▶ [Task details]: Restate the data below word for word. Skip any images it contains.

— Start Provided data —

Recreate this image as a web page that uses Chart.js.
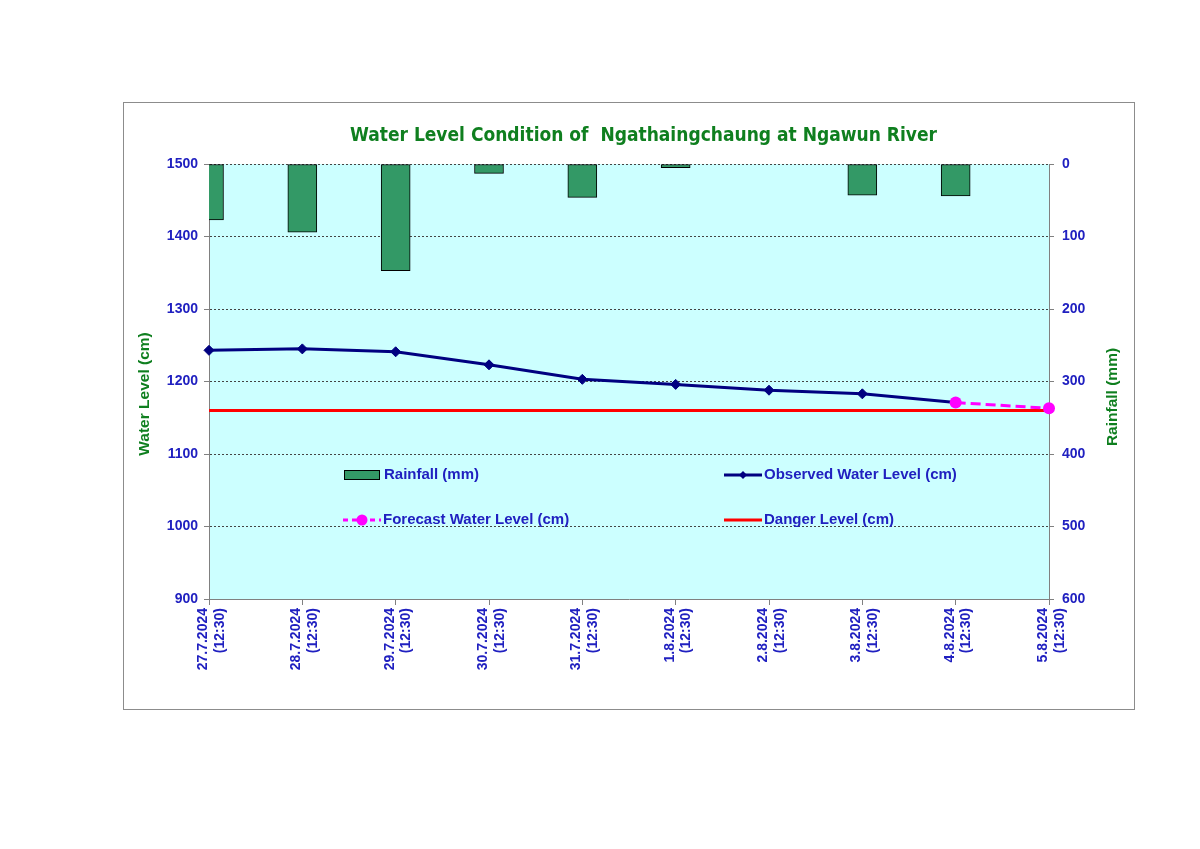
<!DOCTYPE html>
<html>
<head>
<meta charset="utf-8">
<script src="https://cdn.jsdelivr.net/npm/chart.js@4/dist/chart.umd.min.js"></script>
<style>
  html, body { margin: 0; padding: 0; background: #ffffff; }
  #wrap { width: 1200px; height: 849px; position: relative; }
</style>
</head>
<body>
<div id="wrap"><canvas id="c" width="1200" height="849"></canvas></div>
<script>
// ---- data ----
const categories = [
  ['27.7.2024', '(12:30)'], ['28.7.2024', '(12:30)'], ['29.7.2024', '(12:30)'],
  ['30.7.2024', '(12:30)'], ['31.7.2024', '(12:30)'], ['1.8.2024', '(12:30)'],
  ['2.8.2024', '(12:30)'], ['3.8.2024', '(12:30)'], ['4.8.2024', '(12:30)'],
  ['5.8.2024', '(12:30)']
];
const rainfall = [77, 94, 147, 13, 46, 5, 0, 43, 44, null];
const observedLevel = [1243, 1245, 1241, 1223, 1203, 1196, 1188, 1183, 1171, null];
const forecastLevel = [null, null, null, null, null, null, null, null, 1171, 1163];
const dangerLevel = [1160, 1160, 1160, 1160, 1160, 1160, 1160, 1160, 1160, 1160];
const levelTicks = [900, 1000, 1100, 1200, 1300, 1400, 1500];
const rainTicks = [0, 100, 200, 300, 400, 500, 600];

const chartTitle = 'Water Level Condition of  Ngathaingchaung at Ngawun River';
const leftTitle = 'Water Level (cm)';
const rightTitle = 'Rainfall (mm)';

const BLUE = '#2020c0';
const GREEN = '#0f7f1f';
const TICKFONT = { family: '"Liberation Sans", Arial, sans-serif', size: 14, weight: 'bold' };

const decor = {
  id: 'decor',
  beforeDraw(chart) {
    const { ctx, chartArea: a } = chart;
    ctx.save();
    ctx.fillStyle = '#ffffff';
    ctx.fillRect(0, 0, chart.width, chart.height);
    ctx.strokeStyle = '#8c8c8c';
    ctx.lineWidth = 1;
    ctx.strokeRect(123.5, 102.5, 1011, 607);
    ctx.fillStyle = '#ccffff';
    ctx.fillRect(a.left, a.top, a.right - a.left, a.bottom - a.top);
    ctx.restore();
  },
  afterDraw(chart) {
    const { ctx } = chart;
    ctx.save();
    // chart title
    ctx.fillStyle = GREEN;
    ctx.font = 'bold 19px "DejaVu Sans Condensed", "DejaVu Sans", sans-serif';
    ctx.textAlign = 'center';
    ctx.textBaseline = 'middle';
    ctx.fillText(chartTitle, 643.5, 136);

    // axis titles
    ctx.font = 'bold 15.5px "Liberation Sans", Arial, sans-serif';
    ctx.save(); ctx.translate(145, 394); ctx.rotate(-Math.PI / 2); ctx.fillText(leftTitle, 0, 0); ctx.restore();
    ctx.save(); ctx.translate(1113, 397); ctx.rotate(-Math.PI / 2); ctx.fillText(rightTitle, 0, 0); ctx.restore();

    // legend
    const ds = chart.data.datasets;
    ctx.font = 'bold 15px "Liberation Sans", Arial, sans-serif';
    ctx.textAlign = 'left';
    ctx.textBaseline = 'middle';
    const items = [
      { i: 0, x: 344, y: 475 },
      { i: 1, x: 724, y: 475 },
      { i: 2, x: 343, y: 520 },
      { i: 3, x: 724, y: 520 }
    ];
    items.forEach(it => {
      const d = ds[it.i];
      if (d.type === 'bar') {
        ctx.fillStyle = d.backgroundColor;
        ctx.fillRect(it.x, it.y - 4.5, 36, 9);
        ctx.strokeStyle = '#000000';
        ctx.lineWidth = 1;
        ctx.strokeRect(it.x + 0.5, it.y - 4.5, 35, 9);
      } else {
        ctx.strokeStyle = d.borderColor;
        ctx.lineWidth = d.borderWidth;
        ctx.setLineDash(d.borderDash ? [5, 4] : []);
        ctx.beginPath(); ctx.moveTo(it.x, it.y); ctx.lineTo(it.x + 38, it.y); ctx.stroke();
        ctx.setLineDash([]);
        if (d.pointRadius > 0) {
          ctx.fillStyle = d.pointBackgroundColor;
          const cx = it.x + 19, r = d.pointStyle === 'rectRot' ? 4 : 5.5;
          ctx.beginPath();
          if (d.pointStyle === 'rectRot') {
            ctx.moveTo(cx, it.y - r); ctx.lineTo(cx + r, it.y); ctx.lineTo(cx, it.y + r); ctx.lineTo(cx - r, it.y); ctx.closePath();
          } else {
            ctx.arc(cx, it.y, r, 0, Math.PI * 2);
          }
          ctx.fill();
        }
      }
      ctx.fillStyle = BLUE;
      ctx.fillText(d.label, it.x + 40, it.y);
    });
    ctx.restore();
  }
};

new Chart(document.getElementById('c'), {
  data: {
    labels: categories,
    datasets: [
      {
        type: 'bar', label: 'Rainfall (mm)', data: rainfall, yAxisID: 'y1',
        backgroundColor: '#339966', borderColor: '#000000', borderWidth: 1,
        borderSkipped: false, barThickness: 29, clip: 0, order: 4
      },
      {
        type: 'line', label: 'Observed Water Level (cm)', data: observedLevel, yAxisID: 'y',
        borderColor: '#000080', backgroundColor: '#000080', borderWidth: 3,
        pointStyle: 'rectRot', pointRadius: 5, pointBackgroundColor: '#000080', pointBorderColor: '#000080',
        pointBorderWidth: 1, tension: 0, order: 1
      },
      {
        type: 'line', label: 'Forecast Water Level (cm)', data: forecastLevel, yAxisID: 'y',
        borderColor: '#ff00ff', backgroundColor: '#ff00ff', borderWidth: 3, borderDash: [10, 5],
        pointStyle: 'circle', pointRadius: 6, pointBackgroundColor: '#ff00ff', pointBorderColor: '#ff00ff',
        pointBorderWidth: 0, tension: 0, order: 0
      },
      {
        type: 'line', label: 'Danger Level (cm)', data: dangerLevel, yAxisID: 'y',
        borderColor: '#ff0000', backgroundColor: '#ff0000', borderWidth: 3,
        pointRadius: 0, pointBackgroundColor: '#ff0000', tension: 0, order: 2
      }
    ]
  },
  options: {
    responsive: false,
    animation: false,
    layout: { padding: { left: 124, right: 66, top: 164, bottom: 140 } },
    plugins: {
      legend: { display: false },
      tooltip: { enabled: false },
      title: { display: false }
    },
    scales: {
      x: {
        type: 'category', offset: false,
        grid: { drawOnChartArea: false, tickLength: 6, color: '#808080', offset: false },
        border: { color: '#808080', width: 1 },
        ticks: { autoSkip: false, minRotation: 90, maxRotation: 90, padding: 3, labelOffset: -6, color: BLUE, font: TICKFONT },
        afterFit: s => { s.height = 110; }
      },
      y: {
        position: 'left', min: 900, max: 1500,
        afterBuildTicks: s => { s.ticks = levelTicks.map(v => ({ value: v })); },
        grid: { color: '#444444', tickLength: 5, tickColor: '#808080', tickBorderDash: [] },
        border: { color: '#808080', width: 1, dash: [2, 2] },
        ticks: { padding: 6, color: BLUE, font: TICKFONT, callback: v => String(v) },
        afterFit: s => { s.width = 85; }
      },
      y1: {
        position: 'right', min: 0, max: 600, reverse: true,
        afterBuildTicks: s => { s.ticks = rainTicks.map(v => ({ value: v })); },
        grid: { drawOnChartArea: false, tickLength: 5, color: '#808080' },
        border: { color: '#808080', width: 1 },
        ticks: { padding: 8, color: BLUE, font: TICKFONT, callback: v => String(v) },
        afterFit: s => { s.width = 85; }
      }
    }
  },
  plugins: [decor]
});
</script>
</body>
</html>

— End Provided data —

▶ [Written solution]:
Recreate this image as a web page that uses Chart.js.
<!DOCTYPE html>
<html>
<head>
<meta charset="utf-8">
<script src="https://cdn.jsdelivr.net/npm/chart.js@4/dist/chart.umd.min.js"></script>
<style>
  html, body { margin: 0; padding: 0; background: #ffffff; }
  #wrap { width: 1200px; height: 849px; position: relative; }
</style>
</head>
<body>
<div id="wrap"><canvas id="c" width="1200" height="849"></canvas></div>
<script>
// ---- data ----
const categories = [
  ['27.7.2024', '(12:30)'], ['28.7.2024', '(12:30)'], ['29.7.2024', '(12:30)'],
  ['30.7.2024', '(12:30)'], ['31.7.2024', '(12:30)'], ['1.8.2024', '(12:30)'],
  ['2.8.2024', '(12:30)'], ['3.8.2024', '(12:30)'], ['4.8.2024', '(12:30)'],
  ['5.8.2024', '(12:30)']
];
const rainfall = [77, 94, 147, 13, 46, 5, 0, 43, 44, null];
const observedLevel = [1243, 1245, 1241, 1223, 1203, 1196, 1188, 1183, 1171, null];
const forecastLevel = [null, null, null, null, null, null, null, null, 1171, 1163];
const dangerLevel = [1160, 1160, 1160, 1160, 1160, 1160, 1160, 1160, 1160, 1160];
const levelTicks = [900, 1000, 1100, 1200, 1300, 1400, 1500];
const rainTicks = [0, 100, 200, 300, 400, 500, 600];

const chartTitle = 'Water Level Condition of  Ngathaingchaung at Ngawun River';
const leftTitle = 'Water Level (cm)';
const rightTitle = 'Rainfall (mm)';

const BLUE = '#2020c0';
const GREEN = '#0f7f1f';
const TICKFONT = { family: '"Liberation Sans", Arial, sans-serif', size: 14, weight: 'bold' };

const decor = {
  id: 'decor',
  beforeDraw(chart) {
    const { ctx, chartArea: a } = chart;
    ctx.save();
    ctx.fillStyle = '#ffffff';
    ctx.fillRect(0, 0, chart.width, chart.height);
    ctx.strokeStyle = '#8c8c8c';
    ctx.lineWidth = 1;
    ctx.strokeRect(123.5, 102.5, 1011, 607);
    ctx.fillStyle = '#ccffff';
    ctx.fillRect(a.left, a.top, a.right - a.left, a.bottom - a.top);
    ctx.restore();
  },
  afterDraw(chart) {
    const { ctx } = chart;
    ctx.save();
    // chart title
    ctx.fillStyle = GREEN;
    ctx.font = 'bold 19px "DejaVu Sans Condensed", "DejaVu Sans", sans-serif';
    ctx.textAlign = 'center';
    ctx.textBaseline = 'middle';
    ctx.fillText(chartTitle, 643.5, 136);

    // axis titles
    ctx.font = 'bold 15.5px "Liberation Sans", Arial, sans-serif';
    ctx.save(); ctx.translate(145, 394); ctx.rotate(-Math.PI / 2); ctx.fillText(leftTitle, 0, 0); ctx.restore();
    ctx.save(); ctx.translate(1113, 397); ctx.rotate(-Math.PI / 2); ctx.fillText(rightTitle, 0, 0); ctx.restore();

    // legend
    const ds = chart.data.datasets;
    ctx.font = 'bold 15px "Liberation Sans", Arial, sans-serif';
    ctx.textAlign = 'left';
    ctx.textBaseline = 'middle';
    const items = [
      { i: 0, x: 344, y: 475 },
      { i: 1, x: 724, y: 475 },
      { i: 2, x: 343, y: 520 },
      { i: 3, x: 724, y: 520 }
    ];
    items.forEach(it => {
      const d = ds[it.i];
      if (d.type === 'bar') {
        ctx.fillStyle = d.backgroundColor;
        ctx.fillRect(it.x, it.y - 4.5, 36, 9);
        ctx.strokeStyle = '#000000';
        ctx.lineWidth = 1;
        ctx.strokeRect(it.x + 0.5, it.y - 4.5, 35, 9);
      } else {
        ctx.strokeStyle = d.borderColor;
        ctx.lineWidth = d.borderWidth;
        ctx.setLineDash(d.borderDash ? [5, 4] : []);
        ctx.beginPath(); ctx.moveTo(it.x, it.y); ctx.lineTo(it.x + 38, it.y); ctx.stroke();
        ctx.setLineDash([]);
        if (d.pointRadius > 0) {
          ctx.fillStyle = d.pointBackgroundColor;
          const cx = it.x + 19, r = d.pointStyle === 'rectRot' ? 4 : 5.5;
          ctx.beginPath();
          if (d.pointStyle === 'rectRot') {
            ctx.moveTo(cx, it.y - r); ctx.lineTo(cx + r, it.y); ctx.lineTo(cx, it.y + r); ctx.lineTo(cx - r, it.y); ctx.closePath();
          } else {
            ctx.arc(cx, it.y, r, 0, Math.PI * 2);
          }
          ctx.fill();
        }
      }
      ctx.fillStyle = BLUE;
      ctx.fillText(d.label, it.x + 40, it.y);
    });
    ctx.restore();
  }
};

new Chart(document.getElementById('c'), {
  data: {
    labels: categories,
    datasets: [
      {
        type: 'bar', label: 'Rainfall (mm)', data: rainfall, yAxisID: 'y1',
        backgroundColor: '#339966', borderColor: '#000000', borderWidth: 1,
        borderSkipped: false, barThickness: 29, clip: 0, order: 4
      },
      {
        type: 'line', label: 'Observed Water Level (cm)', data: observedLevel, yAxisID: 'y',
        borderColor: '#000080', backgroundColor: '#000080', borderWidth: 3,
        pointStyle: 'rectRot', pointRadius: 5, pointBackgroundColor: '#000080', pointBorderColor: '#000080',
        pointBorderWidth: 1, tension: 0, order: 1
      },
      {
        type: 'line', label: 'Forecast Water Level (cm)', data: forecastLevel, yAxisID: 'y',
        borderColor: '#ff00ff', backgroundColor: '#ff00ff', borderWidth: 3, borderDash: [10, 5],
        pointStyle: 'circle', pointRadius: 6, pointBackgroundColor: '#ff00ff', pointBorderColor: '#ff00ff',
        pointBorderWidth: 0, tension: 0, order: 0
      },
      {
        type: 'line', label: 'Danger Level (cm)', data: dangerLevel, yAxisID: 'y',
        borderColor: '#ff0000', backgroundColor: '#ff0000', borderWidth: 3,
        pointRadius: 0, pointBackgroundColor: '#ff0000', tension: 0, order: 2
      }
    ]
  },
  options: {
    responsive: false,
    animation: false,
    layout: { padding: { left: 124, right: 66, top: 164, bottom: 140 } },
    plugins: {
      legend: { display: false },
      tooltip: { enabled: false },
      title: { display: false }
    },
    scales: {
      x: {
        type: 'category', offset: false,
        grid: { drawOnChartArea: false, tickLength: 6, color: '#808080', offset: false },
        border: { color: '#808080', width: 1 },
        ticks: { autoSkip: false, minRotation: 90, maxRotation: 90, padding: 3, labelOffset: -6, color: BLUE, font: TICKFONT },
        afterFit: s => { s.height = 110; }
      },
      y: {
        position: 'left', min: 900, max: 1500,
        afterBuildTicks: s => { s.ticks = levelTicks.map(v => ({ value: v })); },
        grid: { color: '#444444', tickLength: 5, tickColor: '#808080', tickBorderDash: [] },
        border: { color: '#808080', width: 1, dash: [2, 2] },
        ticks: { padding: 6, color: BLUE, font: TICKFONT, callback: v => String(v) },
        afterFit: s => { s.width = 85; }
      },
      y1: {
        position: 'right', min: 0, max: 600, reverse: true,
        afterBuildTicks: s => { s.ticks = rainTicks.map(v => ({ value: v })); },
        grid: { drawOnChartArea: false, tickLength: 5, color: '#808080' },
        border: { color: '#808080', width: 1 },
        ticks: { padding: 8, color: BLUE, font: TICKFONT, callback: v => String(v) },
        afterFit: s => { s.width = 85; }
      }
    }
  },
  plugins: [decor]
});
</script>
</body>
</html>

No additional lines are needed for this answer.